§ SHORT PROBLEM
Don't include pictures. Quote the lines below from the first through the line that contains "[answer] (yes) at".
┄┄┄┄┄┄┄┄┄┄
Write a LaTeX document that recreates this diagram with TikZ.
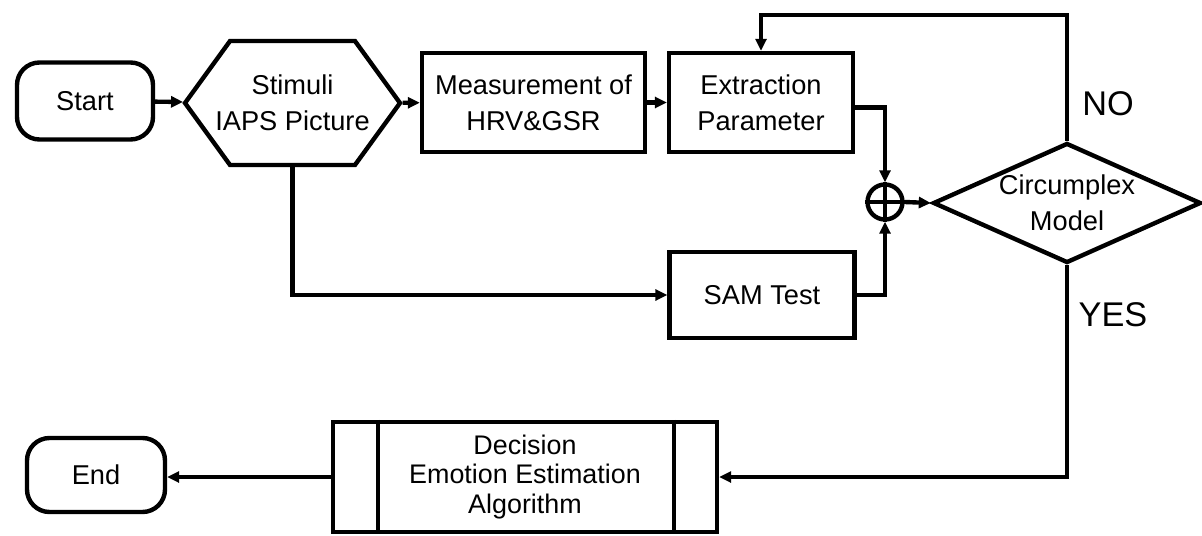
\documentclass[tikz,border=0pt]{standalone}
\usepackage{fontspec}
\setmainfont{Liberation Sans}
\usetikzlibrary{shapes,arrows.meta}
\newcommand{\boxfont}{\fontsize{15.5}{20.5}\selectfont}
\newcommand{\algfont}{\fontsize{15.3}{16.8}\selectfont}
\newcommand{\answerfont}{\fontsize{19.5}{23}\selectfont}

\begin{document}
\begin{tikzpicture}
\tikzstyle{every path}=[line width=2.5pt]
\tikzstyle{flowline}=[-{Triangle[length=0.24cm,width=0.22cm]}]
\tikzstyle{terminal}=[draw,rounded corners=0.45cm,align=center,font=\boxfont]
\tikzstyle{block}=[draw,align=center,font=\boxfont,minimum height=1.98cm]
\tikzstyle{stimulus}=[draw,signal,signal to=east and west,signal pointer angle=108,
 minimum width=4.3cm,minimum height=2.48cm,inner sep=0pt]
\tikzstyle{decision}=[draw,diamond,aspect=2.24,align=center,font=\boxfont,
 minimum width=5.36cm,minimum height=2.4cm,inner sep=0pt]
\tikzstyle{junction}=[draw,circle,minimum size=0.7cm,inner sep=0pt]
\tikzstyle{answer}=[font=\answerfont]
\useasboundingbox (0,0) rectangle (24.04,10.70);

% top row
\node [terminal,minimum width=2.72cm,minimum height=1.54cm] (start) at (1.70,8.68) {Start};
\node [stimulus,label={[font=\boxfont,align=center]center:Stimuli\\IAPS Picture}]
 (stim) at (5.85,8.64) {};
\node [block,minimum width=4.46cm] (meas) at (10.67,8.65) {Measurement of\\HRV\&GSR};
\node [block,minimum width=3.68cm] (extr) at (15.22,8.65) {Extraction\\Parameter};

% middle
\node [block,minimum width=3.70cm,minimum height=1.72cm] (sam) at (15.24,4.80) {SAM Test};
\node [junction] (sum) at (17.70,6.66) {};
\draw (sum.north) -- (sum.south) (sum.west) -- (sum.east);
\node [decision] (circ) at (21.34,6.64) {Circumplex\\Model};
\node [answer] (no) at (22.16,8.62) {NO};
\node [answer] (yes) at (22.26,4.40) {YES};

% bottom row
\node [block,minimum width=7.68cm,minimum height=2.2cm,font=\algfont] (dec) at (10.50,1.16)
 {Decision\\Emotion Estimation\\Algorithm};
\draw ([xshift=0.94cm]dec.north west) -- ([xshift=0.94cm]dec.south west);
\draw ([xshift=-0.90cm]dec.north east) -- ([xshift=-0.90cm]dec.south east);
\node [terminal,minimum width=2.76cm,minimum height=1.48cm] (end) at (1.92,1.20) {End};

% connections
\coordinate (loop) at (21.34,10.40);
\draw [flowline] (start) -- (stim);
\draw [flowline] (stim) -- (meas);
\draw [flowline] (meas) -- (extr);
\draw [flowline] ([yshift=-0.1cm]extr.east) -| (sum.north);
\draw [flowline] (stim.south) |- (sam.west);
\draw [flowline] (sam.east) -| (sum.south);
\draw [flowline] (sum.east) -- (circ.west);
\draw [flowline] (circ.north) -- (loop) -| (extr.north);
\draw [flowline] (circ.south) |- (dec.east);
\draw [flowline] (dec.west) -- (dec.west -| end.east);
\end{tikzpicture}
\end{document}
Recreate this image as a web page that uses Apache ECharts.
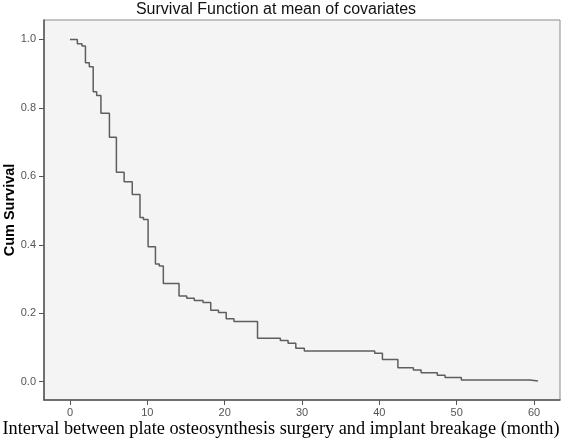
┄┄┄┄┄┄┄┄┄┄
§ WORKED SOLUTION
Write a LaTeX document that recreates this diagram with TikZ.
\documentclass[tikz,border=0pt]{standalone}
\usepackage{fontspec}
\setmainfont{Liberation Sans}
\usetikzlibrary{shapes,arrows.meta}
\newcommand{\boxfont}{\fontsize{15.5}{20.5}\selectfont}
\newcommand{\algfont}{\fontsize{15.3}{16.8}\selectfont}
\newcommand{\answerfont}{\fontsize{19.5}{23}\selectfont}

\begin{document}
\begin{tikzpicture}
\tikzstyle{every path}=[line width=2.5pt]
\tikzstyle{flowline}=[-{Triangle[length=0.24cm,width=0.22cm]}]
\tikzstyle{terminal}=[draw,rounded corners=0.45cm,align=center,font=\boxfont]
\tikzstyle{block}=[draw,align=center,font=\boxfont,minimum height=1.98cm]
\tikzstyle{stimulus}=[draw,signal,signal to=east and west,signal pointer angle=108,
 minimum width=4.3cm,minimum height=2.48cm,inner sep=0pt]
\tikzstyle{decision}=[draw,diamond,aspect=2.24,align=center,font=\boxfont,
 minimum width=5.36cm,minimum height=2.4cm,inner sep=0pt]
\tikzstyle{junction}=[draw,circle,minimum size=0.7cm,inner sep=0pt]
\tikzstyle{answer}=[font=\answerfont]
\useasboundingbox (0,0) rectangle (24.04,10.70);

% top row
\node [terminal,minimum width=2.72cm,minimum height=1.54cm] (start) at (1.70,8.68) {Start};
\node [stimulus,label={[font=\boxfont,align=center]center:Stimuli\\IAPS Picture}]
 (stim) at (5.85,8.64) {};
\node [block,minimum width=4.46cm] (meas) at (10.67,8.65) {Measurement of\\HRV\&GSR};
\node [block,minimum width=3.68cm] (extr) at (15.22,8.65) {Extraction\\Parameter};

% middle
\node [block,minimum width=3.70cm,minimum height=1.72cm] (sam) at (15.24,4.80) {SAM Test};
\node [junction] (sum) at (17.70,6.66) {};
\draw (sum.north) -- (sum.south) (sum.west) -- (sum.east);
\node [decision] (circ) at (21.34,6.64) {Circumplex\\Model};
\node [answer] (no) at (22.16,8.62) {NO};
\node [answer] (yes) at (22.26,4.40) {YES};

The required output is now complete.